Die Menschenkugel besteht aus 250 puristisch stilisierten menschlichen Figuren, die sich an Händen und Füßen berühren und sich so gegenseitig stabilisieren. Als stereometrische Form ist die Kugel sowohl mathematisch als auch ideell Symbol für Vollständigkeit und Ausgewogenheit, da alle Punkte ihrer Oberfläche gleich weit vom Mittelpunkt entfernt und alle Gegensätze in ihr aufgehoben sind. Sie ist die Urform, in der die Möglichkeiten aller anderen Formen enthalten sind. Ihre Dynamik orientiert sich auf ein gemeinsames Zentrum – sie ist das Symbol der Einheit schlechthin. Die Steinblöcke, die die Kugel tragen, waren ursprünglich eins, sie wurden gespalten, um in ihrer Funktion als Postament wieder zusammen geführt zu werden. Der Künstler sagt zudem in Anbetracht des Standortes: "Früher stand eine Linde am Anger. Meine Kugel darf hier nun einen symbolischen Baum darstellen und bildet den Mittelpunkt dieser Gemeinde.“ – Die "Menschenkugel" steht im Herzen der Ortschaft Netra im Ringgau und an einer von alters her wichtigen Ost-West-Verkehrsverbindung.
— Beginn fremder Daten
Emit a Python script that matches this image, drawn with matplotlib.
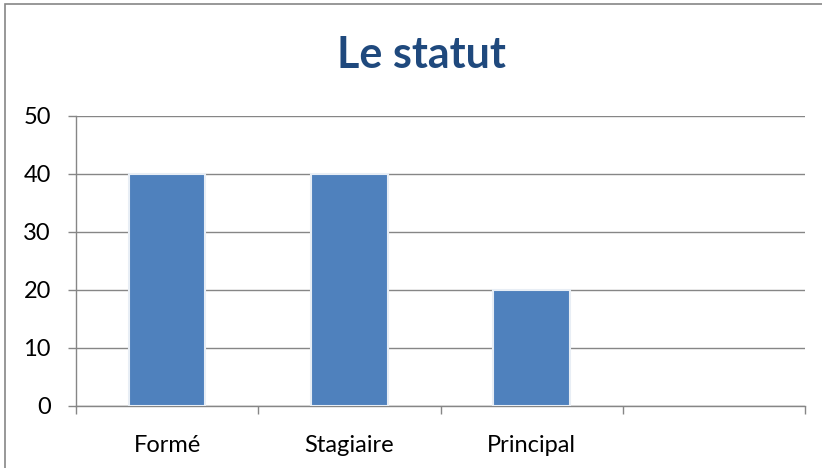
import matplotlib
matplotlib.use("Agg")
import matplotlib.pyplot as plt
from matplotlib.patches import Rectangle

categories = ["Formé", "Stagiaire", "Principal", ""]
values = [40, 40, 20]
yticks = [0, 10, 20, 30, 40, 50]
title = "Le statut"

plt.rcParams['font.family'] = ['Lato', 'DejaVu Sans']

fig = plt.figure(figsize=(8.22, 4.68), dpi=100)
W, H = 822, 468
ax = fig.add_axes([76 / W, 1 - 406 / H, (805 - 76) / W, (406 - 116) / H])

x = list(range(len(categories)))
ax.bar(x[:len(values)], values, width=0.42, color="#4F81BD", edgecolor="#E8EEF5",
       linewidth=1.5, zorder=3)

ax.set_xlim(-0.5, len(categories) - 0.5)
ax.set_ylim(0, 50)
ax.set_yticks(yticks)
ax.set_yticklabels([str(v) for v in yticks], fontsize=17)
ax.set_xticks(x)
ax.set_xticklabels(categories, fontsize=17)
ax.set_xticks([i - 0.5 for i in range(len(categories) + 1)], minor=True)
ax.tick_params(axis='x', which='major', length=0, pad=21)
ax.tick_params(axis='x', which='minor', length=6, color="#868686", width=1)
ax.tick_params(axis='y', length=6, color="#868686", width=1, pad=12)

ax.yaxis.grid(True, color="#868686", linewidth=1, zorder=0)
ax.set_axisbelow(True)
for s in ['top', 'right']:
    ax.spines[s].set_visible(False)
for s in ['left', 'bottom']:
    ax.spines[s].set_color("#868686")
    ax.spines[s].set_linewidth(1)

fig.text(421 / W, 1 - 55 / H, title, ha='center', va='center', fontsize=31,
         fontweight='bold', color="#1F497D")

fig.patches.append(Rectangle((5 / W, -0.1), 1.2, 1 - 4 / H + 0.1, transform=fig.transFigure,
                             fill=False, edgecolor="#868686", linewidth=1.2))

fig.savefig("out.png", dpi=100)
Die Wesensart der Bewohner des Ringgaus sei dem Thüringischen nahe, sagt man, und sie hätten sich bis zur Grenzbildung mehr nach Eisenach als nach Eschwege orientiert. Bis zum 13. Jh. war das Gebiet thüringisch, wechselte dann im hessisch-thüringischen Erbfolgekrieg zwischen Hessen und Thüringen hin und her, bis es dann endgültig im Jahr 1436 zu Hessen kam. Jedoch riss die Verbindung zu Thüringen bis zur Trennung durch den Eisernen Vorhang nicht ab. Ab November 1989 konnten sich die einander verbundenen Nachbarn nach über 40 Jahren endlich wieder besuchen! Die B7 wurde wieder geöffnet. Die Straße, unter der Bezeichnung „Die langen Hessen“ wohlbekannt, war bereits in früheren Jahrhunderten ein bedeutender Handelsweg von Frankfurt nach Leipzig.

Tobias Michael, Lauter im Erzgebirge, Aus der Enge in die Weite

Eine überlebensgroße menschliche Figur, eindrucksvoll auf Wesentliches reduziert, drängt sich aus dem schmalen Spalt zwischen zwei Betonblöcken in die Freiheit. Einerseits symbolisiert das Werk an diesem Standort die Befreiung aus dem repressiven System der DDR, das seine Bürger durch Betonmauern, Stacheldraht und Minen an der Wahrnehmung demokratischer Grundrechte zur umfassenden Entfaltung ihrer Persönlichkeit hinderte und in ihrer Freizügigkeit drastisch beschnitt, andererseits trägt es auch die universelle Botschaft der sich lohnenden gewaltigen Anstrengung, ideologische Einengung zu überwinden und selbsttätig den Weg in die Weite zu gehen. – Seit dem 19. Jahrhundert hatte eine steinerne Brücke über die Werra die beiden Dörfer Herleshausen und Lauchröden verbunden, bis sie in den letzten Kriegstagen 1945 gesprengt wurde. Dann kamen der Kalte Krieg und die Teilung Deutschlands; die Staatsgrenze verlief in der Flussmitte. Bundesbürger strömten in Bussen an die Werra, um mit dem Fernglas auf die Häuser von Lauchröden zu schauen. Den Lauchrödenern war es verboten, sich dem Ufer zu nähern. Besucher aus dem Westen durften überhaupt nicht nach Lauchröden kommen. Da es im 500 Meter breiten, eingezäunten „Schutzstreifen“ an der Grenze lag, brauchten die Bewohner Passierscheine, um ihr Dorf innerhalb der DDR zu verlassen oder wieder zurückzukehren. Eine neue Fußgängerbrücke, die die hessischen und thüringischen Nachbarn wieder verbindet, gibt es seit dem 23. Dezember 1989.

Im Wahlmonat Februar werden die sieben Kunstwerke an der hessisch-thüringischen Grenze nochmals ihre demokratische Ausstrahlung zeigen.